Why aren’t the numbers more accurate? The short answer is: because the parser can’t know that it won’t succeed until it’s “run out” of possible matches. That almost always means reading at least one character past the error, but sometimes several.
Sometimes, in addition to a list of permitted tokens, you’ll get an additional set of “also predicted” tokens. This happens when the parser is in the middle of something that could have continued (with one of the permitted tokens), but the parser has also made predictions about what could come after what it’s trying to finish. The also predicted tokens are an indication of what it would have accepted next.
With this simple grammar, it’s not too hard to look at the input and work out that “frog” is neither “consonant-vowel-consonant” nor “consonent-vowel-vowel”. It’s four letters long, if nothing else!
But suppose it hadn’t been so easy to spot. We can ask the parser for more
details, but beware, you sometimes get a lot of detail!
The --show-chart
option tells coffeepot to
print the state chart that was current at the moment of failure.
$ coffeepot -pp -g:examples/err02.ixml --show-chart frog,sat,log
<parse-failed xmlns:ixml="http://invisiblexml.org/NS" ixml:state="failed">
<last-token line="1" column="3" token-count="2">'r'</last-token>
<chart>
<row n="0">
<item>$$ ⇒ • list / 0 / null</item>
<item>list ⇒ • $1 / 0 / null</item>
<item>$1 ⇒ • word $2ⁿ / 0 / null</item>
<item>word ⇒ • c v c / 0 / null</item>
<item>word ⇒ • c v v / 0 / null</item>
</row>
<row n="1">
<item>c ⇒ ["bcdfghjklmnpqrstvwxyz"] • / 0 / c, 0, 1</item>
<item>word ⇒ c • v c / 0 / c, 0, 1</item>
<item>word ⇒ c • v v / 0 / c, 0, 1</item>
</row>
</chart>
</parse-failed>
To understand the state chart, it will be useful to know something about how an Earley parser works, and understand the rewriting rules that are applied to your Invisible XML grammar.

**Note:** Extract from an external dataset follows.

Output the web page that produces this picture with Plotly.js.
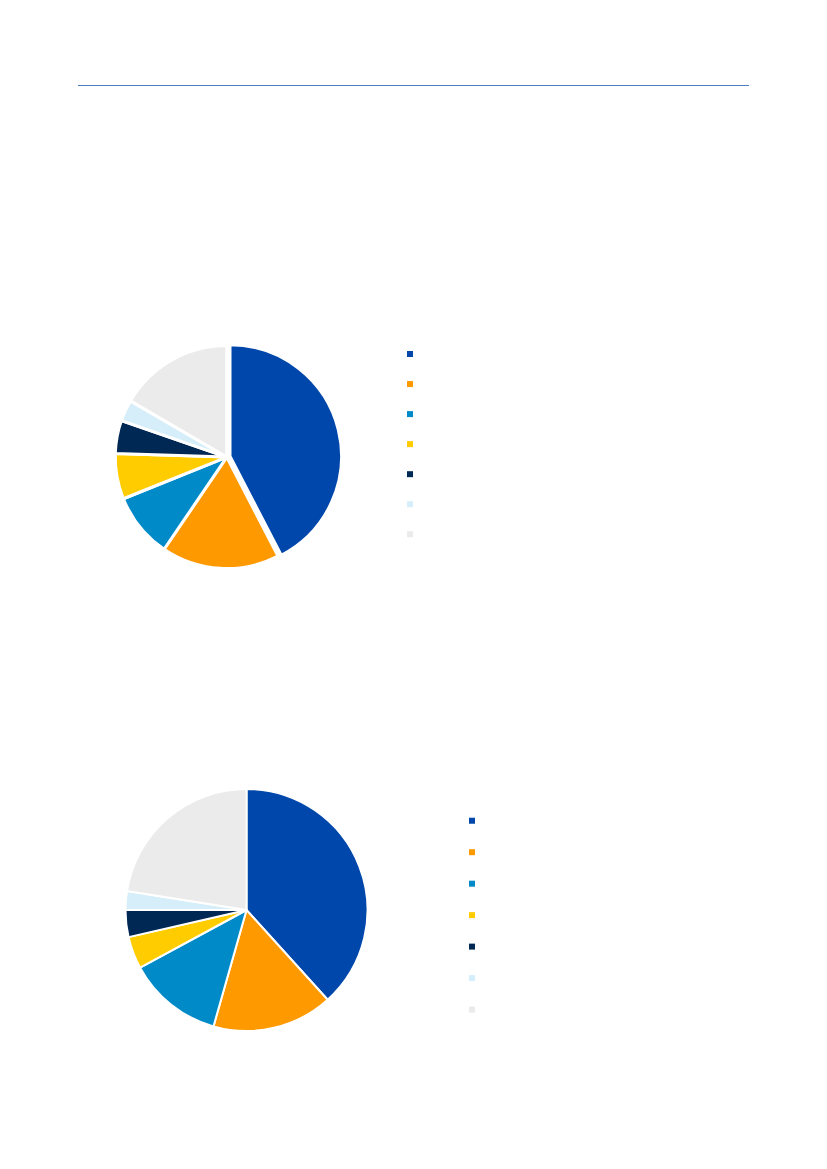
<!DOCTYPE html>
<html>
<head>
<meta charset="utf-8">
<script src="https://cdn.plot.ly/plotly-3.0.1.min.js"></script>
<style>
  html, body { margin: 0; padding: 0; background: #fff; }
  #chart { width: 827px; height: 1169px; }
</style>
</head>
<body>
<div id="chart"></div>
<script>
// Slice colours, shared by both pies
const sliceColors = ['#0047AB', '#FF9900', '#008BC8', '#FFCC00', '#002855', '#D6EEF9', '#EBEBEB'];

// Legend entries carry no visible text in the reference
const legendLabels = [' ', '  ', '   ', '    ', '     ', '      ', '       '];

// Shares in percent, read clockwise from 12 o'clock
const topValues = [42.4, 17.1, 9.4, 6.6, 4.8, 3.1, 16.6];
const bottomValues = [38.3, 16.1, 12.7, 4.3, 3.6, 2.5, 22.5];

// Pie 1: the first slice is pulled out a little
const topPull = [0.03, 0, 0, 0, 0, 0, 0];

function pieTrace(values, domain, pull, lineWidth) {
    return {
        type: 'pie',
        labels: legendLabels,
        values: values,
        sort: false,
        direction: 'clockwise',
        rotation: 0,
        pull: pull,
        textinfo: 'none',
        hoverinfo: 'percent',
        showlegend: false,
        marker: {colors: sliceColors, line: {color: '#ffffff', width: lineWidth}},
        domain: domain
    };
}

// Small square legend keys, one empty trace per slice colour
function legendKeys(legendId) {
    return sliceColors.map((c, i) => ({
        type: 'scatter',
        mode: 'markers',
        x: [null],
        y: [null],
        name: legendLabels[i],
        legend: legendId,
        hoverinfo: 'skip',
        marker: {symbol: 'square', size: 6, color: c}
    }));
}

const px = v => v / 827;
const py = v => 1 - v / 1169;

const data = [
    pieTrace(topValues, {x: [px(111.9), px(341.6)], y: [py(571.9), py(342.2)]}, topPull, 3),
    pieTrace(bottomValues, {x: [px(125.5), px(367.5)], y: [py(1031), py(789)]}, Array(7).fill(0), 2),
    ...legendKeys('legend'),
    ...legendKeys('legend2')
];

const layout = {
    width: 827,
    height: 1169,
    margin: {l: 0, r: 0, t: 0, b: 0},
    paper_bgcolor: '#ffffff',
    plot_bgcolor: '#ffffff',
    xaxis: {visible: false},
    yaxis: {visible: false},
    legend: {
        x: px(390), xanchor: 'left',
        y: py(334), yanchor: 'top',
        font: {family: 'Liberation Sans, Arial', size: 20.8, color: '#333'},
        bgcolor: 'rgba(0,0,0,0)',
        tracegroupgap: 0
    },
    legend2: {
        x: px(452), xanchor: 'left',
        y: py(800), yanchor: 'top',
        font: {family: 'Liberation Sans, Arial', size: 21.9, color: '#333'},
        bgcolor: 'rgba(0,0,0,0)',
        tracegroupgap: 0
    },
    shapes: [{
        type: 'line', xref: 'paper', yref: 'paper',
        x0: px(78), x1: px(749), y0: py(85.5), y1: py(85.5),
        line: {color: '#4F7EC0', width: 1}
    }]
};

Plotly.newPlot('chart', data, layout, {displayModeBar: false, staticPlot: true});
</script>
</body>
</html>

Roughly speaking, each row in the chart represents the state of the parser when that input token is or was processed. Row 0 represents what the parser predicted before the first character. Row 1 represents what it matched and predicted for the first character, etc. The last row in a failed parse represents what it was hoping to match when it failed.
Each item in the chart has three parts. It starts with the rule being considered. The “•” indicates how much of each rule has been successfully matched. The second part indicates where this item came from (on what row of the chart did we begin predicting this as a possible matching rule?). The last part is the forest node under construction for this item. That’s part of the machinery for constructing a graph that contains all of the possible parses.
Looking at the last row, we can see that the parser
was trying to match word
, it had a couple of ways to do so, in each case, it
had matched the first consonant (because • is after “c” in each case), and failed to find
the next match, a vowel in both cases. Not surprising since “r” isn’t a vowel!
Let’s look at another unsuccessful attempt:
$ coffeepot -pp -g:examples/err02.ixml cat,ate,rat
<fail xmlns:ixml="http://invisiblexml.org/NS" ixml:state="failed">
<line>1</line>
<column>6</column>
<pos>5</pos>
<unexpected>a</unexpected>
<permitted>["bcdfghjklmnpqrstvwxyz"]</permitted>
</fail>
The state chart isn’t the only tool we have to understand what went wrong.
We can also look at what was in the parse forest with the --graph-svg
option (if you have configured GraphViz).
Looking at the leaves, we can see that “cat” was connected into the graph, but “,” and “a” are unconnected. That’s a clue about what wasn’t matched. For non-trivial examples, the graphs can get very large, sometimes too large for GraphViz to even compute. But they can still be valuable aids to understanding the parse.
One thing worth noting: on a successful parse, when the final graph is constructed, an “unreachable” nodes are pruned away. A graph produced mid-parse can’t be pruned, so there are often extra “root” nodes.